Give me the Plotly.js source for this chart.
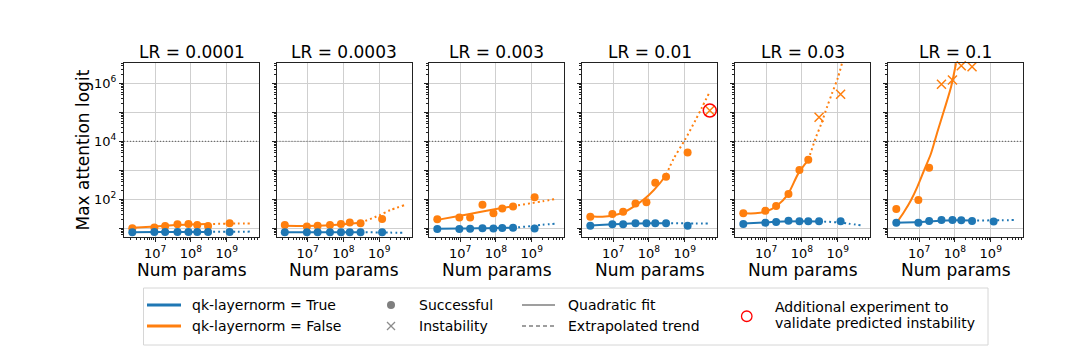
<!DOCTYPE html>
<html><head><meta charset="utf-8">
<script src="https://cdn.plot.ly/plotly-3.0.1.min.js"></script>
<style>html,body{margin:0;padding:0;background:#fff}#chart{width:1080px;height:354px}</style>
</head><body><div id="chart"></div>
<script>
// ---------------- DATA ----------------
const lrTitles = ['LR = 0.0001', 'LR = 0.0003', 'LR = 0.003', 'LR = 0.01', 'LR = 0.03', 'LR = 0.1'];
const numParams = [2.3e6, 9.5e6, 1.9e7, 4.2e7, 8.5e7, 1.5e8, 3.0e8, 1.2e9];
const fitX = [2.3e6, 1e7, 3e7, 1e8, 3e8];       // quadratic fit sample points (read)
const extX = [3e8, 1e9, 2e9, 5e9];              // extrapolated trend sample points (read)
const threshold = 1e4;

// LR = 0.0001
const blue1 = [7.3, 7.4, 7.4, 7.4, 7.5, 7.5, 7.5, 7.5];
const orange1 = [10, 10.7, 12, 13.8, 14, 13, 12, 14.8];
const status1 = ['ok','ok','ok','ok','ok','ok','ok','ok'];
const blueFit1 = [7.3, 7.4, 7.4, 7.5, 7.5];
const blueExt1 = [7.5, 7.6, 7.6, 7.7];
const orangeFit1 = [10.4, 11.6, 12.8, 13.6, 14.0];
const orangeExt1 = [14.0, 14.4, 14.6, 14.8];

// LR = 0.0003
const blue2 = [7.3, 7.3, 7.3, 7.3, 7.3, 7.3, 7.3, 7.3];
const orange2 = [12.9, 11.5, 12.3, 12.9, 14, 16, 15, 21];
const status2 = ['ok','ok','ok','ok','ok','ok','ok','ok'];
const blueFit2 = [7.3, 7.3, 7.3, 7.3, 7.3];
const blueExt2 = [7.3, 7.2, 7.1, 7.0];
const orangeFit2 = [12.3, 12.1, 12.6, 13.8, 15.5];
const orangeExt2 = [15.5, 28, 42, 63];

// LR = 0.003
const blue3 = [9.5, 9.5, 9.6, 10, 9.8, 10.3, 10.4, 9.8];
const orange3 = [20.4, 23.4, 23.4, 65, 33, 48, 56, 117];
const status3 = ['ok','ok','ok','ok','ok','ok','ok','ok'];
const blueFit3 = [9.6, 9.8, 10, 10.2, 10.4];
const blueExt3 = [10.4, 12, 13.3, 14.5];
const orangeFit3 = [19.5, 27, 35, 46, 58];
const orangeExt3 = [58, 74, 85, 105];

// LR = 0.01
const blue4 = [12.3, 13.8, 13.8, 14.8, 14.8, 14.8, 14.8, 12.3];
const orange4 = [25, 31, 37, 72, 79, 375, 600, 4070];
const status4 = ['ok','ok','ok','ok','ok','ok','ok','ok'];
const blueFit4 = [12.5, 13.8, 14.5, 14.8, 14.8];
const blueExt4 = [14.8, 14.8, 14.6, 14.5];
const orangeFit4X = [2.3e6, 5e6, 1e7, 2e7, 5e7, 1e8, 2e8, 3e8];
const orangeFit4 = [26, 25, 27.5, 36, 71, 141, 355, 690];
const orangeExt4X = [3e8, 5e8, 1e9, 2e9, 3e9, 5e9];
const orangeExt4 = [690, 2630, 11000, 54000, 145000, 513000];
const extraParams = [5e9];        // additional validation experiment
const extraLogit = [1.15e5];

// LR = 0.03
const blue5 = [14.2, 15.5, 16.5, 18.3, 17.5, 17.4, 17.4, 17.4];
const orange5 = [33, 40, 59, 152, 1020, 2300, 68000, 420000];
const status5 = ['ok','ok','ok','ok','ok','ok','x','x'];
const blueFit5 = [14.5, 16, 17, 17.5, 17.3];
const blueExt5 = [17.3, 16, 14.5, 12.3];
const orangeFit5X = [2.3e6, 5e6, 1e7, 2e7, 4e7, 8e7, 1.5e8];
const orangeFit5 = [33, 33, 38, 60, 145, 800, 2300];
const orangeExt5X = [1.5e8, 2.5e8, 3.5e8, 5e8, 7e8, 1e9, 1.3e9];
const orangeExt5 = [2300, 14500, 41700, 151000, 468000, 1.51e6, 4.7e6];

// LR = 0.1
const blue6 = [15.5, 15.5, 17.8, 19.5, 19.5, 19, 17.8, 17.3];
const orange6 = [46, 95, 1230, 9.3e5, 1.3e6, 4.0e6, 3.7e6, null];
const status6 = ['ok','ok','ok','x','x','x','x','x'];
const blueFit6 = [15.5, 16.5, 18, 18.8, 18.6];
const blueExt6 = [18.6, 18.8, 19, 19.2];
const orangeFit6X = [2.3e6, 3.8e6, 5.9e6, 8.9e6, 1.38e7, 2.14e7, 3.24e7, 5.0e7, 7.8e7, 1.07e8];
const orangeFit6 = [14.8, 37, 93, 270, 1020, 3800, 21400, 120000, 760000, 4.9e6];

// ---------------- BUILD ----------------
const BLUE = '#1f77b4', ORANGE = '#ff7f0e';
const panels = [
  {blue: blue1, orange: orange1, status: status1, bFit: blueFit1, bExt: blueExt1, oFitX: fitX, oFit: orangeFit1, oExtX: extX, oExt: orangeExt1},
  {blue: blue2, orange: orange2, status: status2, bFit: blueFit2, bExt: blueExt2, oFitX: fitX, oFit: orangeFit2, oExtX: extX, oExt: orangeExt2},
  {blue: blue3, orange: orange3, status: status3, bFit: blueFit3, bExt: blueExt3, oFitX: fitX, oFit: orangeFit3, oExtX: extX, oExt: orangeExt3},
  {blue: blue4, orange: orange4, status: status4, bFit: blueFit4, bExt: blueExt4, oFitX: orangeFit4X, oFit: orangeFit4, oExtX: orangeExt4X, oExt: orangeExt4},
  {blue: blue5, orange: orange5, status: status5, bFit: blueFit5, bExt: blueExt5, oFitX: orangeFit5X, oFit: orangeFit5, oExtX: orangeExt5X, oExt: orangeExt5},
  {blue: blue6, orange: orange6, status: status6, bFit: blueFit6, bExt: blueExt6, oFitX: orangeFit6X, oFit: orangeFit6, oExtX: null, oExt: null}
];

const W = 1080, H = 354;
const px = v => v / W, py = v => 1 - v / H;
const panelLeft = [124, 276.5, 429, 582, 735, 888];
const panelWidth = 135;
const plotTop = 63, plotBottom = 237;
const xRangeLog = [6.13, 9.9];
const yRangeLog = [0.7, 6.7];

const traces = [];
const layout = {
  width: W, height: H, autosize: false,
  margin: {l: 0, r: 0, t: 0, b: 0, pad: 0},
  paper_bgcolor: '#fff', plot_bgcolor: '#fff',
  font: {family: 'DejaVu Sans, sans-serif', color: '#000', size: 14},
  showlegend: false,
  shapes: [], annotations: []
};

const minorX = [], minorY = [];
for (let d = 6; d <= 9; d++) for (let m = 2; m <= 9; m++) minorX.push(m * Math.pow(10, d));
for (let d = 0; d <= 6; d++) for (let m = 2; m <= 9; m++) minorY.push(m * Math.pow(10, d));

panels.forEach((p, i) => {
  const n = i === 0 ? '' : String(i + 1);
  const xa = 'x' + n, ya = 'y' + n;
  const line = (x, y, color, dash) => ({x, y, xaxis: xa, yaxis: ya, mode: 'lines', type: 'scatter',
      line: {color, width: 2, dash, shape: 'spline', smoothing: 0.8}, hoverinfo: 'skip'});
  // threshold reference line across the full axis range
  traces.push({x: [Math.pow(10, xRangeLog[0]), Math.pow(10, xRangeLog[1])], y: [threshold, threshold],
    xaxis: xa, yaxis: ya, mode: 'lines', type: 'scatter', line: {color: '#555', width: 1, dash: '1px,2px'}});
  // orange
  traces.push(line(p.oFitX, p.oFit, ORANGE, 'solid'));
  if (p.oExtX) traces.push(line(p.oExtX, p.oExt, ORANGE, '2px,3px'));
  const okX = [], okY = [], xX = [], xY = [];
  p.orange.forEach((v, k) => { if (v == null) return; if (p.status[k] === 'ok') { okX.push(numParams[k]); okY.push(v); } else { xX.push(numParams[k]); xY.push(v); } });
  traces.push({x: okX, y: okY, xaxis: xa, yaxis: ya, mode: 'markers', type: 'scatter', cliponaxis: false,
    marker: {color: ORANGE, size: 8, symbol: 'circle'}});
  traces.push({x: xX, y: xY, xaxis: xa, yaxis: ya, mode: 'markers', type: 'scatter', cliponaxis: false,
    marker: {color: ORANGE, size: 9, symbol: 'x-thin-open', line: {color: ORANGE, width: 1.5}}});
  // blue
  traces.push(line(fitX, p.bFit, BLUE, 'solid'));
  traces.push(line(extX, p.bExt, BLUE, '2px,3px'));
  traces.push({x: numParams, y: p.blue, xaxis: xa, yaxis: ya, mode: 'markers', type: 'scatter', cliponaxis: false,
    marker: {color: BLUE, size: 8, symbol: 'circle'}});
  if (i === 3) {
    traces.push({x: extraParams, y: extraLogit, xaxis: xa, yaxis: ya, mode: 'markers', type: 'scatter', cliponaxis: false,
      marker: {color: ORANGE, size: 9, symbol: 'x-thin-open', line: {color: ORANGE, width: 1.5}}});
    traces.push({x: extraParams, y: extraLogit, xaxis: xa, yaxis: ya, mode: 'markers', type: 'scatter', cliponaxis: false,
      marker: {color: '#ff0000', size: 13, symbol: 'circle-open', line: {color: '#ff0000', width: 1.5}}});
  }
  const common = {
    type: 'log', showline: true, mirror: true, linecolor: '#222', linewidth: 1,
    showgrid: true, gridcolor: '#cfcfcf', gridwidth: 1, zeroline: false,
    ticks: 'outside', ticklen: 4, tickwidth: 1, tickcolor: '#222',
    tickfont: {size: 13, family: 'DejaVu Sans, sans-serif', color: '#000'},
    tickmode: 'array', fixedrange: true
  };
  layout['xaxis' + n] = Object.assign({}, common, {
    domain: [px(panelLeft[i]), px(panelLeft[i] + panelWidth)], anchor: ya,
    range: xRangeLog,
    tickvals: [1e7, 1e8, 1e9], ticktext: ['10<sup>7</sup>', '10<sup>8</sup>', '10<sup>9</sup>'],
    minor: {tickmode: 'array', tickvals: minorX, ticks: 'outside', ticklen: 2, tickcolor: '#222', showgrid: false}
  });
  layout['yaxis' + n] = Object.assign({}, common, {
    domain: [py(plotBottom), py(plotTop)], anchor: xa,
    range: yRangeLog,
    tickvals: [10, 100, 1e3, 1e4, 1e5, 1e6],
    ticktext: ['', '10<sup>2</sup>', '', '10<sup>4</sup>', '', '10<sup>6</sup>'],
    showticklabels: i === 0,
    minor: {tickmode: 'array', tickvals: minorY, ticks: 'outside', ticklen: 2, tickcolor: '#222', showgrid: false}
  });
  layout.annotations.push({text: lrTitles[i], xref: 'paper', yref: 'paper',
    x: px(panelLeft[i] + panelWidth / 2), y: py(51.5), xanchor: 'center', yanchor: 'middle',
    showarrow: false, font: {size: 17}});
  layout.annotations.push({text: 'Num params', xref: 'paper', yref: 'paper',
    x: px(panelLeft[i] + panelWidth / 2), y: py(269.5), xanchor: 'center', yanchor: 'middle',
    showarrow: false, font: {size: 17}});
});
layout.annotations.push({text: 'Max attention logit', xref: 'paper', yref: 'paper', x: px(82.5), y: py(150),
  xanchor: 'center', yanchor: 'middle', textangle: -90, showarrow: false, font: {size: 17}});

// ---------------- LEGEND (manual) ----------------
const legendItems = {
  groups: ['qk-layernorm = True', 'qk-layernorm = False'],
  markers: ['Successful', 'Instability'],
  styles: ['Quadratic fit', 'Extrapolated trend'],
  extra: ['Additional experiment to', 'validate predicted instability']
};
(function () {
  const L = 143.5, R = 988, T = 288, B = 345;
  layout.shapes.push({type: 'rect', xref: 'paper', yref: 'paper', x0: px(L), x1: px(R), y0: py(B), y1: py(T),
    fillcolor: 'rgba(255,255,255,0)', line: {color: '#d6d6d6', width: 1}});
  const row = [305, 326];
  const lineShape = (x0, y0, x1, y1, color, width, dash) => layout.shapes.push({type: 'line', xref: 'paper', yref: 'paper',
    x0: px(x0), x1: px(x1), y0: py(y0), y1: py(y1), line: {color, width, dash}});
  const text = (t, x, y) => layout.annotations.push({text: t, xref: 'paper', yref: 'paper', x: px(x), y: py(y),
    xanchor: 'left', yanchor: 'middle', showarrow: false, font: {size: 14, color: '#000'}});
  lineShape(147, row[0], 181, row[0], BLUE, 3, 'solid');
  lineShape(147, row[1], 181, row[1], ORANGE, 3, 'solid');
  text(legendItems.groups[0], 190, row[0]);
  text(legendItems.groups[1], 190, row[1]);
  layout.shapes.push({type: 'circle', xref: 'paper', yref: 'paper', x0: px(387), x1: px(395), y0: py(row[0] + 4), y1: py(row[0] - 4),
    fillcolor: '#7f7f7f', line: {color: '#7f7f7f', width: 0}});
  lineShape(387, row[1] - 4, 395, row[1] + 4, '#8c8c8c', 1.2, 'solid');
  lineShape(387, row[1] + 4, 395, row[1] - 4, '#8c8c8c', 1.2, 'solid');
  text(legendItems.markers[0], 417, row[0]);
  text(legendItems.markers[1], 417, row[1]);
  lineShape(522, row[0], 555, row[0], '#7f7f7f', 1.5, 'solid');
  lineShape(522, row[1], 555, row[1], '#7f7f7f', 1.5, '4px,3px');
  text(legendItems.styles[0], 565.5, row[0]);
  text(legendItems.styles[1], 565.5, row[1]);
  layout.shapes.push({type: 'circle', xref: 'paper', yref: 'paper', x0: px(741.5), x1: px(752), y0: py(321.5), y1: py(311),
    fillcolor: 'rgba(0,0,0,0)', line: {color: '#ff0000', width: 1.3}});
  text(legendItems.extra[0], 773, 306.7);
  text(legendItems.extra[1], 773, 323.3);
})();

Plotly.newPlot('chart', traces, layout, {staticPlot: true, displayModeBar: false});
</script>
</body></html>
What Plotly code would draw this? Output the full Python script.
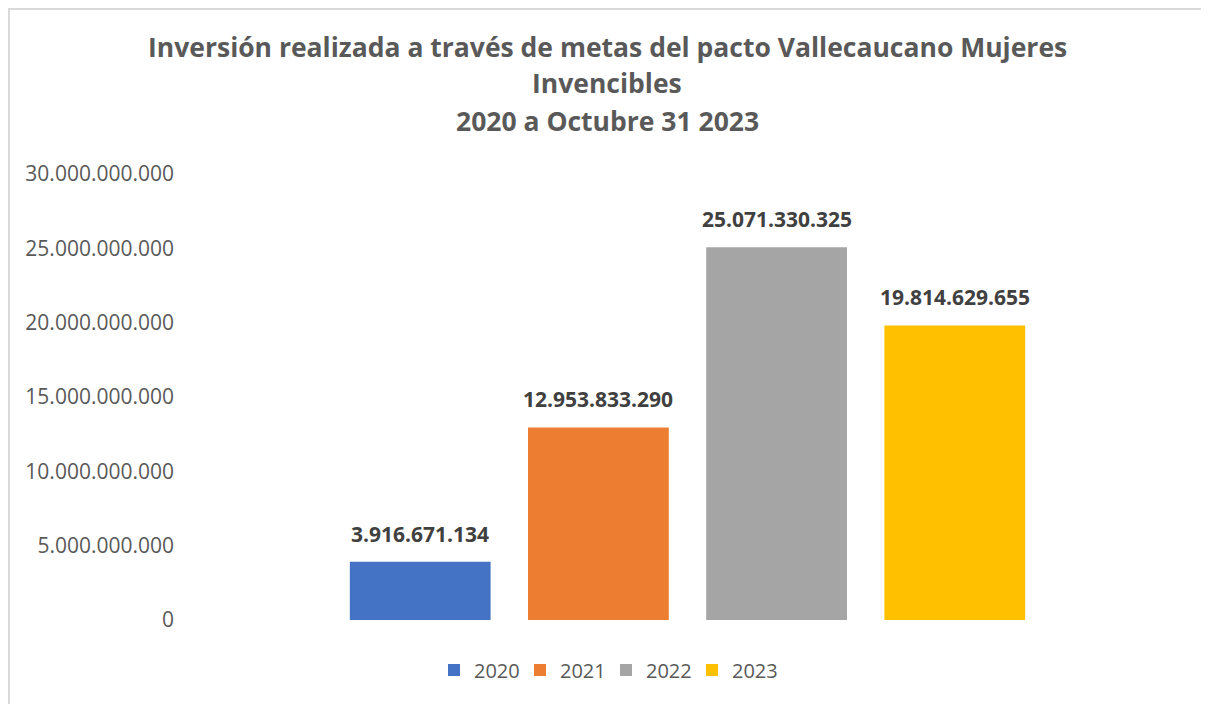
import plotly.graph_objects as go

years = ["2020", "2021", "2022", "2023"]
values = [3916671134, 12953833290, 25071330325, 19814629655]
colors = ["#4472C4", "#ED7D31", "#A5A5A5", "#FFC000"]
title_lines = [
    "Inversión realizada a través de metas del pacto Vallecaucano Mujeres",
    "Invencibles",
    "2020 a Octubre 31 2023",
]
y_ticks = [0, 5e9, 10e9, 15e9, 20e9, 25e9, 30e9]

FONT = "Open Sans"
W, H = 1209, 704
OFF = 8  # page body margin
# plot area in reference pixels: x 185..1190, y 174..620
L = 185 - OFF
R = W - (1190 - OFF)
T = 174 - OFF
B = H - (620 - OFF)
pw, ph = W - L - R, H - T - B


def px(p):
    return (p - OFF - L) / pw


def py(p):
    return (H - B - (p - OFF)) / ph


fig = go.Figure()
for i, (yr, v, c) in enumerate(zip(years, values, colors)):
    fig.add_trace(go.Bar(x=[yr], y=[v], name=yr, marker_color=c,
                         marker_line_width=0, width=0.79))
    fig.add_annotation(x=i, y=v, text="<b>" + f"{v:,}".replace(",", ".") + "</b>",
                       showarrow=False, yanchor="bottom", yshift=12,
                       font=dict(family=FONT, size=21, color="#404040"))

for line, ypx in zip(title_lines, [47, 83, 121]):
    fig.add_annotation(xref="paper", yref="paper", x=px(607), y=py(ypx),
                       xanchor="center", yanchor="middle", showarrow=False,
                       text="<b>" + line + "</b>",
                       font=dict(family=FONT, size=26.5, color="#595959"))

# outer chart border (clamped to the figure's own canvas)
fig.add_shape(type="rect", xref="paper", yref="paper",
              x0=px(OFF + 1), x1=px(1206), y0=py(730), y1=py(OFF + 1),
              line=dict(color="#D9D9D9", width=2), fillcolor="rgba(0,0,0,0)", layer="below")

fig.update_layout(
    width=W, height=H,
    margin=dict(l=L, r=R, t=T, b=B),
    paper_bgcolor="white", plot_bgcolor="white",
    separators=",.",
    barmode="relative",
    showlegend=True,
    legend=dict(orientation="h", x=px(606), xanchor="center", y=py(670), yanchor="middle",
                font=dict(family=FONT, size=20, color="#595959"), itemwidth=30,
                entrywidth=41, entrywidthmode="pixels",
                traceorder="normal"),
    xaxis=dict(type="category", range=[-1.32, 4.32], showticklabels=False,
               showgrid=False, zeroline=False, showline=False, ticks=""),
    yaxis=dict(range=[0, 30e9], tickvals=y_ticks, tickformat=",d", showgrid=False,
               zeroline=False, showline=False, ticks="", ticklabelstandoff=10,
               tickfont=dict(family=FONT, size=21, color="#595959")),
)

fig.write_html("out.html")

+++++

§ Work to complete: Repeat the listing above from its first line through the line that contains "const threshold = 1e4;", both included, and nothing more. Drop the pictures.

§ Correct response:
Give me the Plotly.js source for this chart.
<!DOCTYPE html>
<html><head><meta charset="utf-8">
<script src="https://cdn.plot.ly/plotly-3.0.1.min.js"></script>
<style>html,body{margin:0;padding:0;background:#fff}#chart{width:1080px;height:354px}</style>
</head><body><div id="chart"></div>
<script>
// ---------------- DATA ----------------
const lrTitles = ['LR = 0.0001', 'LR = 0.0003', 'LR = 0.003', 'LR = 0.01', 'LR = 0.03', 'LR = 0.1'];
const numParams = [2.3e6, 9.5e6, 1.9e7, 4.2e7, 8.5e7, 1.5e8, 3.0e8, 1.2e9];
const fitX = [2.3e6, 1e7, 3e7, 1e8, 3e8];       // quadratic fit sample points (read)
const extX = [3e8, 1e9, 2e9, 5e9];              // extrapolated trend sample points (read)
const threshold = 1e4;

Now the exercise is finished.